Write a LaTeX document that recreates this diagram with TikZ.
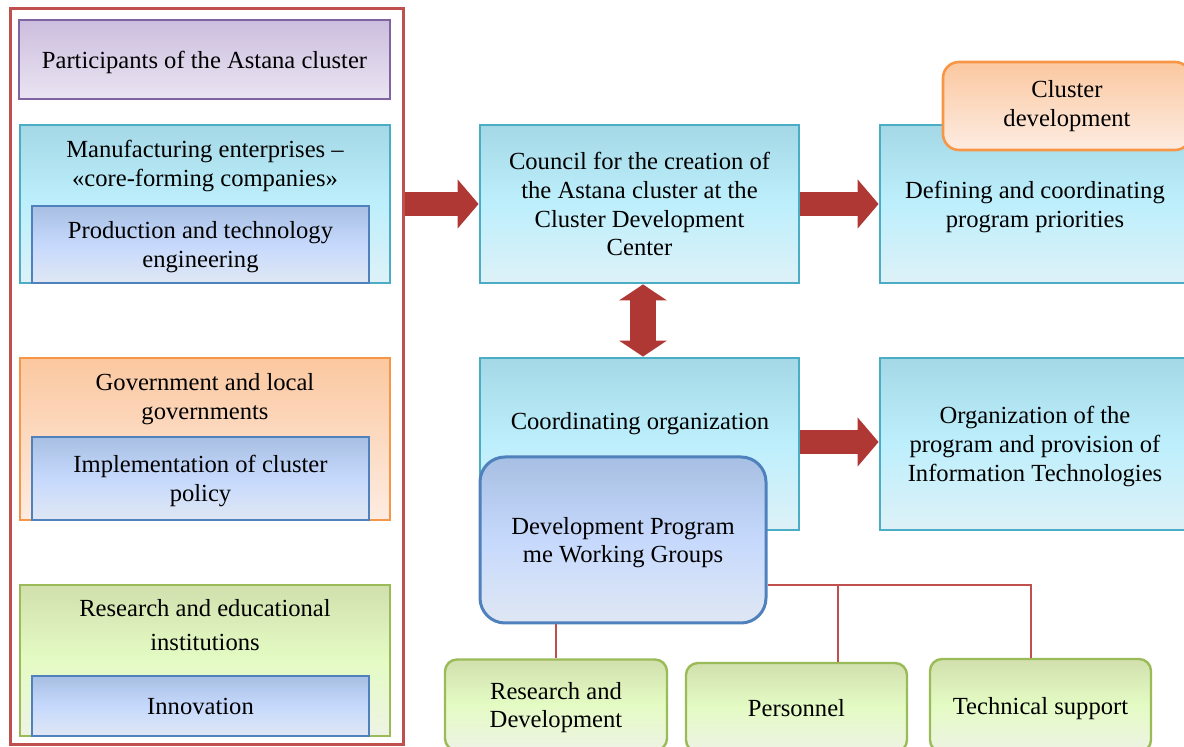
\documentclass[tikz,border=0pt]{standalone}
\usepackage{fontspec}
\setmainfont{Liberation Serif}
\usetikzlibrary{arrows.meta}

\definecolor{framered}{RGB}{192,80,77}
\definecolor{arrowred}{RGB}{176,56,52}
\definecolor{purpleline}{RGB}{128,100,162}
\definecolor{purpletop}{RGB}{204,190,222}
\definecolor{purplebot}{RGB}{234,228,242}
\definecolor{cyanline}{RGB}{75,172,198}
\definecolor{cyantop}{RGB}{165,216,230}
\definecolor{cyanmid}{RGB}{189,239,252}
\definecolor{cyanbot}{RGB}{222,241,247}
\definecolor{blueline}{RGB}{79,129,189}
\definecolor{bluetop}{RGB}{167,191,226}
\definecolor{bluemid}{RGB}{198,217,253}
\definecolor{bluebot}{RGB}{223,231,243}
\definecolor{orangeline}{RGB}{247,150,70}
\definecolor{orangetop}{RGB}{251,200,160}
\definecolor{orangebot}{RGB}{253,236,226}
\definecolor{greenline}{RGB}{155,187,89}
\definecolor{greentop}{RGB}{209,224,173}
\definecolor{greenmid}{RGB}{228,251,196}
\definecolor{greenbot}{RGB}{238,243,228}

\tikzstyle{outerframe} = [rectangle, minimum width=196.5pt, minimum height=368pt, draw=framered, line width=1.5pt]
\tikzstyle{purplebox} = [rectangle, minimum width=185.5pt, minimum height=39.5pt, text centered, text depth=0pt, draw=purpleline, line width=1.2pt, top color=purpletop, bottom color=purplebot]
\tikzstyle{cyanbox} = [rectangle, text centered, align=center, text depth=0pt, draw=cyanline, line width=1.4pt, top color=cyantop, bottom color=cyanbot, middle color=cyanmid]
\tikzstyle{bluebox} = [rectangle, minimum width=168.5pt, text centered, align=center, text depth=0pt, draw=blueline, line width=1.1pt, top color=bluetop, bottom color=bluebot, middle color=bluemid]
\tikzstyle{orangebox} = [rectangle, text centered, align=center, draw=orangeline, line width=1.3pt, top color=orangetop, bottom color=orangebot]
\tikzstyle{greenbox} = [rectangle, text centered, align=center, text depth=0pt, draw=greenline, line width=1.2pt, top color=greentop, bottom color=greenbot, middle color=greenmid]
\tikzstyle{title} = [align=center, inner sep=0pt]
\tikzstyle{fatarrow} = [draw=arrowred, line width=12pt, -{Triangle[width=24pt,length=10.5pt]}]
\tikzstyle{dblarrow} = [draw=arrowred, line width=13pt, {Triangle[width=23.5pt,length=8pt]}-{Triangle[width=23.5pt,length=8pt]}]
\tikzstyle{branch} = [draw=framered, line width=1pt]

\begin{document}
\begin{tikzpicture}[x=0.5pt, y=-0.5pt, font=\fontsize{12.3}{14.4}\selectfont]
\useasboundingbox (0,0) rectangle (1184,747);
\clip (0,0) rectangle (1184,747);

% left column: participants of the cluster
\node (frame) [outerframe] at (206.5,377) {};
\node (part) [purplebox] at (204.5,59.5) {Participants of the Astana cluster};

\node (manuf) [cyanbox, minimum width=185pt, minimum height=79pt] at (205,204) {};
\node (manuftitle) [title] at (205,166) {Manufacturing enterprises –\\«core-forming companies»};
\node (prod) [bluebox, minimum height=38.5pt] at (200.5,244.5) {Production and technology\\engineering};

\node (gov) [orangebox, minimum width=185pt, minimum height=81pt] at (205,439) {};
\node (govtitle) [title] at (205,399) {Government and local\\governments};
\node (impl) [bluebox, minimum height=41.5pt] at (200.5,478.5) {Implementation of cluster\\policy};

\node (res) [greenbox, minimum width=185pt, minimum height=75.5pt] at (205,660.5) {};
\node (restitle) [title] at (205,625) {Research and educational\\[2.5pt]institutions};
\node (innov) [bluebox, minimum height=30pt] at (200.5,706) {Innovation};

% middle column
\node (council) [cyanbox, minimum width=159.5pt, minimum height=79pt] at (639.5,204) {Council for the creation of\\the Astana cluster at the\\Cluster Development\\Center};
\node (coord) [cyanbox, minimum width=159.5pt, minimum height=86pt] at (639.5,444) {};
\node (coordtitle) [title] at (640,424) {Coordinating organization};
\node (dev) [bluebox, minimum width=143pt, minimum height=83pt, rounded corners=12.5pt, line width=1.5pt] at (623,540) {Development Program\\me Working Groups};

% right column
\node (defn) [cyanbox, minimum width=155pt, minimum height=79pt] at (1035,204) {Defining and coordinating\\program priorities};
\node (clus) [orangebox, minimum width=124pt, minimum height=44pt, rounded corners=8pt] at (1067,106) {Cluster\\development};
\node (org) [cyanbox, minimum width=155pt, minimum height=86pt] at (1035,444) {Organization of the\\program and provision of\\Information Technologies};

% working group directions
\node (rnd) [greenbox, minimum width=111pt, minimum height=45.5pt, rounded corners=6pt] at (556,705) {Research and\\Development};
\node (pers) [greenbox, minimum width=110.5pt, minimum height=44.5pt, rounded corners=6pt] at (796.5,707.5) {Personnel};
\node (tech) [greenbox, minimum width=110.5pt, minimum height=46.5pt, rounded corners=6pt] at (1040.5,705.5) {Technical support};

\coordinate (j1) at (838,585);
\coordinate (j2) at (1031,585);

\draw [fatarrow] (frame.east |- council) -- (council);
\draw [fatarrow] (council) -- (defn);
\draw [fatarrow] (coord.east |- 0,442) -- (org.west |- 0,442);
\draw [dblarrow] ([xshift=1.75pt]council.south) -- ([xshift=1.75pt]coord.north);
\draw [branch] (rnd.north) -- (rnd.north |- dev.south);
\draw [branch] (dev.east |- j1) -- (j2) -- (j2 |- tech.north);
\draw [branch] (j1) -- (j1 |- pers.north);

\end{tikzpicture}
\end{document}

────────────────────────────────────────

» Given task:
Repeat verbatim all the material, but not the pictures.

» Final result:
Write a LaTeX document that recreates this diagram with TikZ.
\documentclass[tikz,border=0pt]{standalone}
\usepackage{fontspec}
\setmainfont{Liberation Serif}
\usetikzlibrary{arrows.meta}

\definecolor{framered}{RGB}{192,80,77}
\definecolor{arrowred}{RGB}{176,56,52}
\definecolor{purpleline}{RGB}{128,100,162}
\definecolor{purpletop}{RGB}{204,190,222}
\definecolor{purplebot}{RGB}{234,228,242}
\definecolor{cyanline}{RGB}{75,172,198}
\definecolor{cyantop}{RGB}{165,216,230}
\definecolor{cyanmid}{RGB}{189,239,252}
\definecolor{cyanbot}{RGB}{222,241,247}
\definecolor{blueline}{RGB}{79,129,189}
\definecolor{bluetop}{RGB}{167,191,226}
\definecolor{bluemid}{RGB}{198,217,253}
\definecolor{bluebot}{RGB}{223,231,243}
\definecolor{orangeline}{RGB}{247,150,70}
\definecolor{orangetop}{RGB}{251,200,160}
\definecolor{orangebot}{RGB}{253,236,226}
\definecolor{greenline}{RGB}{155,187,89}
\definecolor{greentop}{RGB}{209,224,173}
\definecolor{greenmid}{RGB}{228,251,196}
\definecolor{greenbot}{RGB}{238,243,228}

\tikzstyle{outerframe} = [rectangle, minimum width=196.5pt, minimum height=368pt, draw=framered, line width=1.5pt]
\tikzstyle{purplebox} = [rectangle, minimum width=185.5pt, minimum height=39.5pt, text centered, text depth=0pt, draw=purpleline, line width=1.2pt, top color=purpletop, bottom color=purplebot]
\tikzstyle{cyanbox} = [rectangle, text centered, align=center, text depth=0pt, draw=cyanline, line width=1.4pt, top color=cyantop, bottom color=cyanbot, middle color=cyanmid]
\tikzstyle{bluebox} = [rectangle, minimum width=168.5pt, text centered, align=center, text depth=0pt, draw=blueline, line width=1.1pt, top color=bluetop, bottom color=bluebot, middle color=bluemid]
\tikzstyle{orangebox} = [rectangle, text centered, align=center, draw=orangeline, line width=1.3pt, top color=orangetop, bottom color=orangebot]
\tikzstyle{greenbox} = [rectangle, text centered, align=center, text depth=0pt, draw=greenline, line width=1.2pt, top color=greentop, bottom color=greenbot, middle color=greenmid]
\tikzstyle{title} = [align=center, inner sep=0pt]
\tikzstyle{fatarrow} = [draw=arrowred, line width=12pt, -{Triangle[width=24pt,length=10.5pt]}]
\tikzstyle{dblarrow} = [draw=arrowred, line width=13pt, {Triangle[width=23.5pt,length=8pt]}-{Triangle[width=23.5pt,length=8pt]}]
\tikzstyle{branch} = [draw=framered, line width=1pt]

\begin{document}
\begin{tikzpicture}[x=0.5pt, y=-0.5pt, font=\fontsize{12.3}{14.4}\selectfont]
\useasboundingbox (0,0) rectangle (1184,747);
\clip (0,0) rectangle (1184,747);

% left column: participants of the cluster
\node (frame) [outerframe] at (206.5,377) {};
\node (part) [purplebox] at (204.5,59.5) {Participants of the Astana cluster};

\node (manuf) [cyanbox, minimum width=185pt, minimum height=79pt] at (205,204) {};
\node (manuftitle) [title] at (205,166) {Manufacturing enterprises –\\«core-forming companies»};
\node (prod) [bluebox, minimum height=38.5pt] at (200.5,244.5) {Production and technology\\engineering};

\node (gov) [orangebox, minimum width=185pt, minimum height=81pt] at (205,439) {};
\node (govtitle) [title] at (205,399) {Government and local\\governments};
\node (impl) [bluebox, minimum height=41.5pt] at (200.5,478.5) {Implementation of cluster\\policy};

\node (res) [greenbox, minimum width=185pt, minimum height=75.5pt] at (205,660.5) {};
\node (restitle) [title] at (205,625) {Research and educational\\[2.5pt]institutions};
\node (innov) [bluebox, minimum height=30pt] at (200.5,706) {Innovation};

% middle column
\node (council) [cyanbox, minimum width=159.5pt, minimum height=79pt] at (639.5,204) {Council for the creation of\\the Astana cluster at the\\Cluster Development\\Center};
\node (coord) [cyanbox, minimum width=159.5pt, minimum height=86pt] at (639.5,444) {};
\node (coordtitle) [title] at (640,424) {Coordinating organization};
\node (dev) [bluebox, minimum width=143pt, minimum height=83pt, rounded corners=12.5pt, line width=1.5pt] at (623,540) {Development Program\\me Working Groups};

% right column
\node (defn) [cyanbox, minimum width=155pt, minimum height=79pt] at (1035,204) {Defining and coordinating\\program priorities};
\node (clus) [orangebox, minimum width=124pt, minimum height=44pt, rounded corners=8pt] at (1067,106) {Cluster\\development};
\node (org) [cyanbox, minimum width=155pt, minimum height=86pt] at (1035,444) {Organization of the\\program and provision of\\Information Technologies};

% working group directions
\node (rnd) [greenbox, minimum width=111pt, minimum height=45.5pt, rounded corners=6pt] at (556,705) {Research and\\Development};
\node (pers) [greenbox, minimum width=110.5pt, minimum height=44.5pt, rounded corners=6pt] at (796.5,707.5) {Personnel};
\node (tech) [greenbox, minimum width=110.5pt, minimum height=46.5pt, rounded corners=6pt] at (1040.5,705.5) {Technical support};

\coordinate (j1) at (838,585);
\coordinate (j2) at (1031,585);

\draw [fatarrow] (frame.east |- council) -- (council);
\draw [fatarrow] (council) -- (defn);
\draw [fatarrow] (coord.east |- 0,442) -- (org.west |- 0,442);
\draw [dblarrow] ([xshift=1.75pt]council.south) -- ([xshift=1.75pt]coord.north);
\draw [branch] (rnd.north) -- (rnd.north |- dev.south);
\draw [branch] (dev.east |- j1) -- (j2) -- (j2 |- tech.north);
\draw [branch] (j1) -- (j1 |- pers.north);

\end{tikzpicture}
\end{document}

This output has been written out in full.